-- begin Items --
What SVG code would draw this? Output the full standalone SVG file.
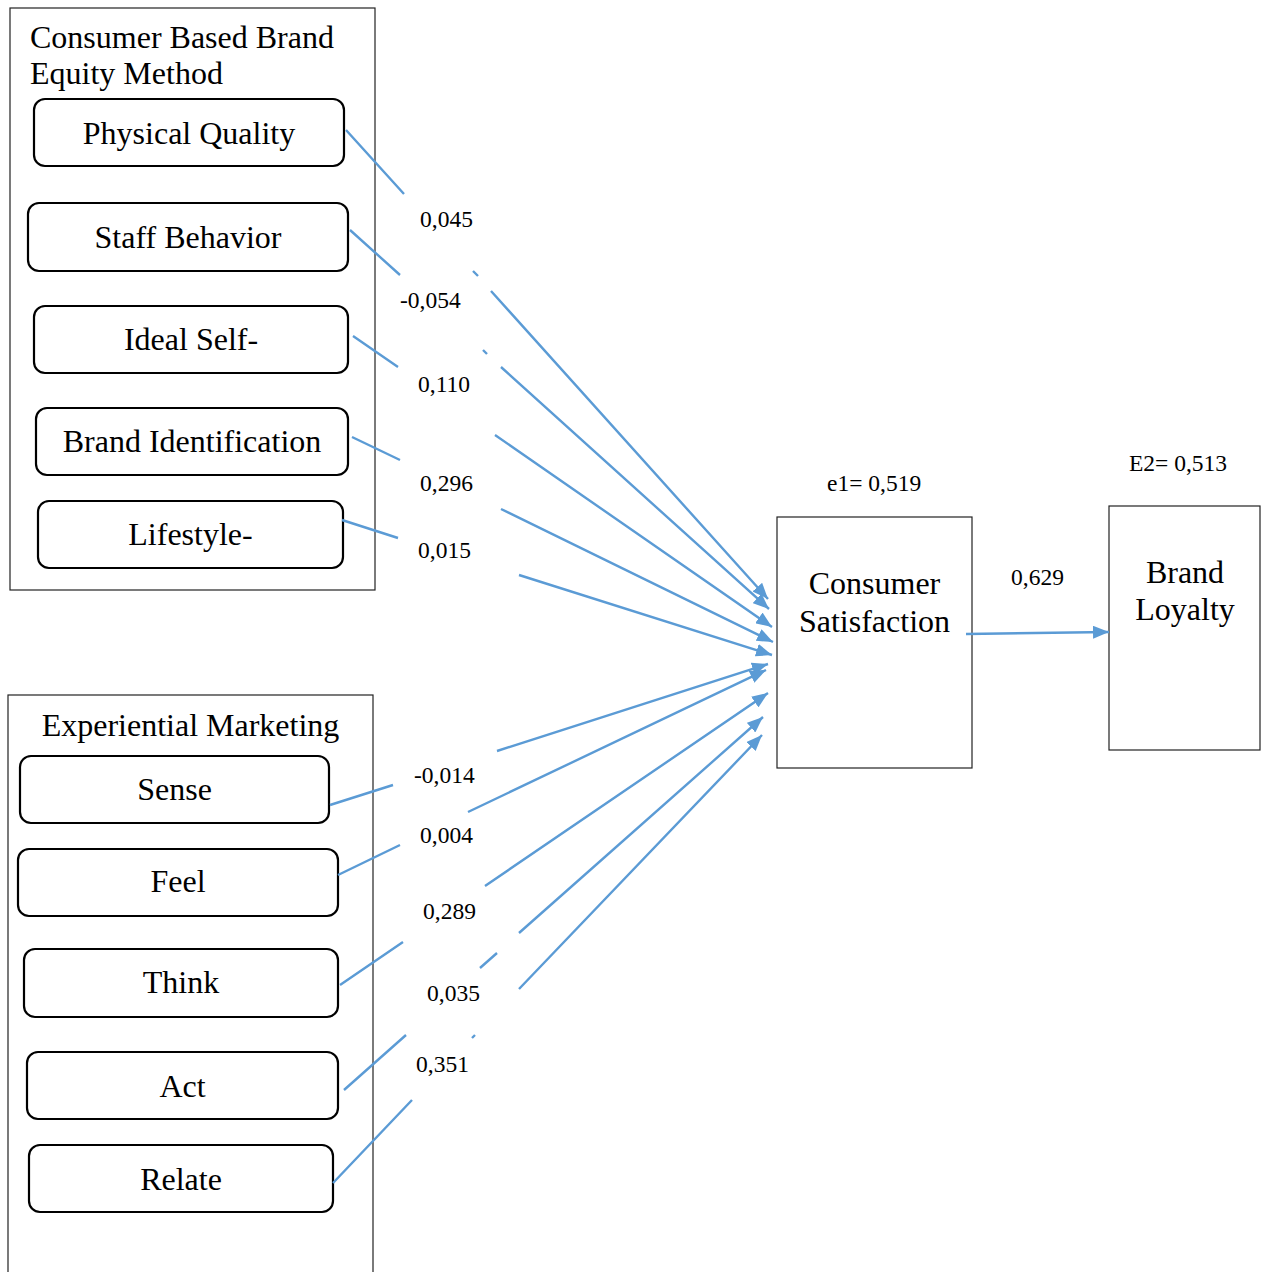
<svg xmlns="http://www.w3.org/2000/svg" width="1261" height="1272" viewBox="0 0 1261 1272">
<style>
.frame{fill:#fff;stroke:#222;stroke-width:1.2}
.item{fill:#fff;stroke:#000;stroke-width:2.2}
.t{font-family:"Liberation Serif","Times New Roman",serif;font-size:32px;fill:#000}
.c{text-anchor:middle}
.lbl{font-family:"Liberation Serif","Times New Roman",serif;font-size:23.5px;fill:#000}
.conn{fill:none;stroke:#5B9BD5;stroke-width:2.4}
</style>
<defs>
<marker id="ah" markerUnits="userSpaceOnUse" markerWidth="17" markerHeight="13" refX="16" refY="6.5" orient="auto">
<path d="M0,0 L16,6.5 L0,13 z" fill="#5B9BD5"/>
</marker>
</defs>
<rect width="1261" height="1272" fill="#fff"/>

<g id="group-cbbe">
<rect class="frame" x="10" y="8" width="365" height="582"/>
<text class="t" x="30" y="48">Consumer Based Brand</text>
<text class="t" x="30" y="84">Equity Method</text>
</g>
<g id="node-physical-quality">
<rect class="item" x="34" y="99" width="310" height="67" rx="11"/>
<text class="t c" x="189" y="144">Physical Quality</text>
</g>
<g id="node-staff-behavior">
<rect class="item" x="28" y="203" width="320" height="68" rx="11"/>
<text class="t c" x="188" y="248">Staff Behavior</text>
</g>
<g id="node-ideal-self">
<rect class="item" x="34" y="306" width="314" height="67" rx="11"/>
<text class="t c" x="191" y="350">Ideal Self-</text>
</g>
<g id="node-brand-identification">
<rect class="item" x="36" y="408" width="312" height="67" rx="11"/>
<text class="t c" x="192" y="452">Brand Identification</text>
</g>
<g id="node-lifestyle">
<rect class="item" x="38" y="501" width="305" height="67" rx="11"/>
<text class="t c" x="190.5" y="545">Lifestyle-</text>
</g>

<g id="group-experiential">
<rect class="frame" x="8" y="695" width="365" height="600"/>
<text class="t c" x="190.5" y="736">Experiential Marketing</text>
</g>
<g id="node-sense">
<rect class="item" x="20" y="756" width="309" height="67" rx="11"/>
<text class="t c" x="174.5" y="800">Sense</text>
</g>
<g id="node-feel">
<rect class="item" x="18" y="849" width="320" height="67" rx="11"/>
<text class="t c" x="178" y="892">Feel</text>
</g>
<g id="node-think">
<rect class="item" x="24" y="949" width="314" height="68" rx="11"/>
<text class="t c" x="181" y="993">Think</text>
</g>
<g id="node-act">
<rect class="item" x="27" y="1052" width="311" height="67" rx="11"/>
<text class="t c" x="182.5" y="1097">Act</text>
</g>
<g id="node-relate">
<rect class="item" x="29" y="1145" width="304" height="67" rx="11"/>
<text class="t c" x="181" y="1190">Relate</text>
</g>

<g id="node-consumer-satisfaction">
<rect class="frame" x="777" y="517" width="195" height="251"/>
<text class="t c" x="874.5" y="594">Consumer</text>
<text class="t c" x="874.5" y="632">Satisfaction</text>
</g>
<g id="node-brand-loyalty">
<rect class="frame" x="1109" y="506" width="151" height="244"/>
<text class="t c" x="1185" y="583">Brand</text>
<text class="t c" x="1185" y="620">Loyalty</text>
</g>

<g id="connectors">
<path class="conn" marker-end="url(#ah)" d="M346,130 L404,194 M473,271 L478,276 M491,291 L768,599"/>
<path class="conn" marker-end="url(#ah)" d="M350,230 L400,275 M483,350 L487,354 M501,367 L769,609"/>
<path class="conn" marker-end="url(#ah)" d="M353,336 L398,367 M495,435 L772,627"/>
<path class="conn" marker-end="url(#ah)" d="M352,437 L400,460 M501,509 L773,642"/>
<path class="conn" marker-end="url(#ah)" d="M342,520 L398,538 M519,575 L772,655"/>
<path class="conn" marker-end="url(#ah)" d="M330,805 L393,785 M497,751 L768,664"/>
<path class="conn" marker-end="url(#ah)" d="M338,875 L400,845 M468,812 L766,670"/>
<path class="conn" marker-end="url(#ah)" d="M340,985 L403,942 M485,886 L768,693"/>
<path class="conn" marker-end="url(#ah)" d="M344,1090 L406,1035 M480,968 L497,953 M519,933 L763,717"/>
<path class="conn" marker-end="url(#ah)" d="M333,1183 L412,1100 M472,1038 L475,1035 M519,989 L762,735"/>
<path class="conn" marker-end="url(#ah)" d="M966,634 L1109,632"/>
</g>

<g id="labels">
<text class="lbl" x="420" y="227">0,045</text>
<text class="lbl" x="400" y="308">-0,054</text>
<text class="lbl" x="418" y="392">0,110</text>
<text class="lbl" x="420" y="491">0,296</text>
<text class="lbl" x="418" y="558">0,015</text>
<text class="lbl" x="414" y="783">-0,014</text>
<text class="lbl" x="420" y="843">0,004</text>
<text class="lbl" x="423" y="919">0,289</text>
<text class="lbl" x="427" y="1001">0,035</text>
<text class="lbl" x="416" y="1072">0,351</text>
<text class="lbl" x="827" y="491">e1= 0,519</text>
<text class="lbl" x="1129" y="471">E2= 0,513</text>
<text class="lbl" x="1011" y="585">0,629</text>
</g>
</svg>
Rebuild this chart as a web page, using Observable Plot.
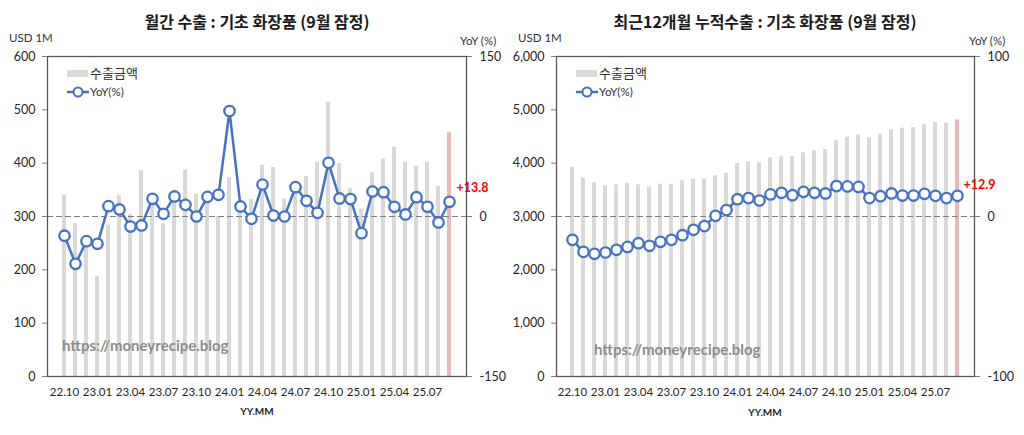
-- end Items --
» Given task: Every record must be copied exactly, with images dropped from the result.

» Task solution:
What SVG code would draw this? Output the full standalone SVG file.
<svg xmlns="http://www.w3.org/2000/svg" width="1261" height="1272" viewBox="0 0 1261 1272">
<style>
.frame{fill:#fff;stroke:#222;stroke-width:1.2}
.item{fill:#fff;stroke:#000;stroke-width:2.2}
.t{font-family:"Liberation Serif","Times New Roman",serif;font-size:32px;fill:#000}
.c{text-anchor:middle}
.lbl{font-family:"Liberation Serif","Times New Roman",serif;font-size:23.5px;fill:#000}
.conn{fill:none;stroke:#5B9BD5;stroke-width:2.4}
</style>
<defs>
<marker id="ah" markerUnits="userSpaceOnUse" markerWidth="17" markerHeight="13" refX="16" refY="6.5" orient="auto">
<path d="M0,0 L16,6.5 L0,13 z" fill="#5B9BD5"/>
</marker>
</defs>
<rect width="1261" height="1272" fill="#fff"/>

<g id="group-cbbe">
<rect class="frame" x="10" y="8" width="365" height="582"/>
<text class="t" x="30" y="48">Consumer Based Brand</text>
<text class="t" x="30" y="84">Equity Method</text>
</g>
<g id="node-physical-quality">
<rect class="item" x="34" y="99" width="310" height="67" rx="11"/>
<text class="t c" x="189" y="144">Physical Quality</text>
</g>
<g id="node-staff-behavior">
<rect class="item" x="28" y="203" width="320" height="68" rx="11"/>
<text class="t c" x="188" y="248">Staff Behavior</text>
</g>
<g id="node-ideal-self">
<rect class="item" x="34" y="306" width="314" height="67" rx="11"/>
<text class="t c" x="191" y="350">Ideal Self-</text>
</g>
<g id="node-brand-identification">
<rect class="item" x="36" y="408" width="312" height="67" rx="11"/>
<text class="t c" x="192" y="452">Brand Identification</text>
</g>
<g id="node-lifestyle">
<rect class="item" x="38" y="501" width="305" height="67" rx="11"/>
<text class="t c" x="190.5" y="545">Lifestyle-</text>
</g>

<g id="group-experiential">
<rect class="frame" x="8" y="695" width="365" height="600"/>
<text class="t c" x="190.5" y="736">Experiential Marketing</text>
</g>
<g id="node-sense">
<rect class="item" x="20" y="756" width="309" height="67" rx="11"/>
<text class="t c" x="174.5" y="800">Sense</text>
</g>
<g id="node-feel">
<rect class="item" x="18" y="849" width="320" height="67" rx="11"/>
<text class="t c" x="178" y="892">Feel</text>
</g>
<g id="node-think">
<rect class="item" x="24" y="949" width="314" height="68" rx="11"/>
<text class="t c" x="181" y="993">Think</text>
</g>
<g id="node-act">
<rect class="item" x="27" y="1052" width="311" height="67" rx="11"/>
<text class="t c" x="182.5" y="1097">Act</text>
</g>
<g id="node-relate">
<rect class="item" x="29" y="1145" width="304" height="67" rx="11"/>
<text class="t c" x="181" y="1190">Relate</text>
</g>

<g id="node-consumer-satisfaction">
<rect class="frame" x="777" y="517" width="195" height="251"/>
<text class="t c" x="874.5" y="594">Consumer</text>
<text class="t c" x="874.5" y="632">Satisfaction</text>
</g>
<g id="node-brand-loyalty">
<rect class="frame" x="1109" y="506" width="151" height="244"/>
<text class="t c" x="1185" y="583">Brand</text>
<text class="t c" x="1185" y="620">Loyalty</text>
</g>

<g id="connectors">
<path class="conn" marker-end="url(#ah)" d="M346,130 L404,194 M473,271 L478,276 M491,291 L768,599"/>
<path class="conn" marker-end="url(#ah)" d="M350,230 L400,275 M483,350 L487,354 M501,367 L769,609"/>
<path class="conn" marker-end="url(#ah)" d="M353,336 L398,367 M495,435 L772,627"/>
<path class="conn" marker-end="url(#ah)" d="M352,437 L400,460 M501,509 L773,642"/>
<path class="conn" marker-end="url(#ah)" d="M342,520 L398,538 M519,575 L772,655"/>
<path class="conn" marker-end="url(#ah)" d="M330,805 L393,785 M497,751 L768,664"/>
<path class="conn" marker-end="url(#ah)" d="M338,875 L400,845 M468,812 L766,670"/>
<path class="conn" marker-end="url(#ah)" d="M340,985 L403,942 M485,886 L768,693"/>
<path class="conn" marker-end="url(#ah)" d="M344,1090 L406,1035 M480,968 L497,953 M519,933 L763,717"/>
<path class="conn" marker-end="url(#ah)" d="M333,1183 L412,1100 M472,1038 L475,1035 M519,989 L762,735"/>
<path class="conn" marker-end="url(#ah)" d="M966,634 L1109,632"/>
</g>

<g id="labels">
<text class="lbl" x="420" y="227">0,045</text>
<text class="lbl" x="400" y="308">-0,054</text>
<text class="lbl" x="418" y="392">0,110</text>
<text class="lbl" x="420" y="491">0,296</text>
<text class="lbl" x="418" y="558">0,015</text>
<text class="lbl" x="414" y="783">-0,014</text>
<text class="lbl" x="420" y="843">0,004</text>
<text class="lbl" x="423" y="919">0,289</text>
<text class="lbl" x="427" y="1001">0,035</text>
<text class="lbl" x="416" y="1072">0,351</text>
<text class="lbl" x="827" y="491">e1= 0,519</text>
<text class="lbl" x="1129" y="471">E2= 0,513</text>
<text class="lbl" x="1011" y="585">0,629</text>
</g>
</svg>
Rebuild this chart as a web page, using Observable Plot.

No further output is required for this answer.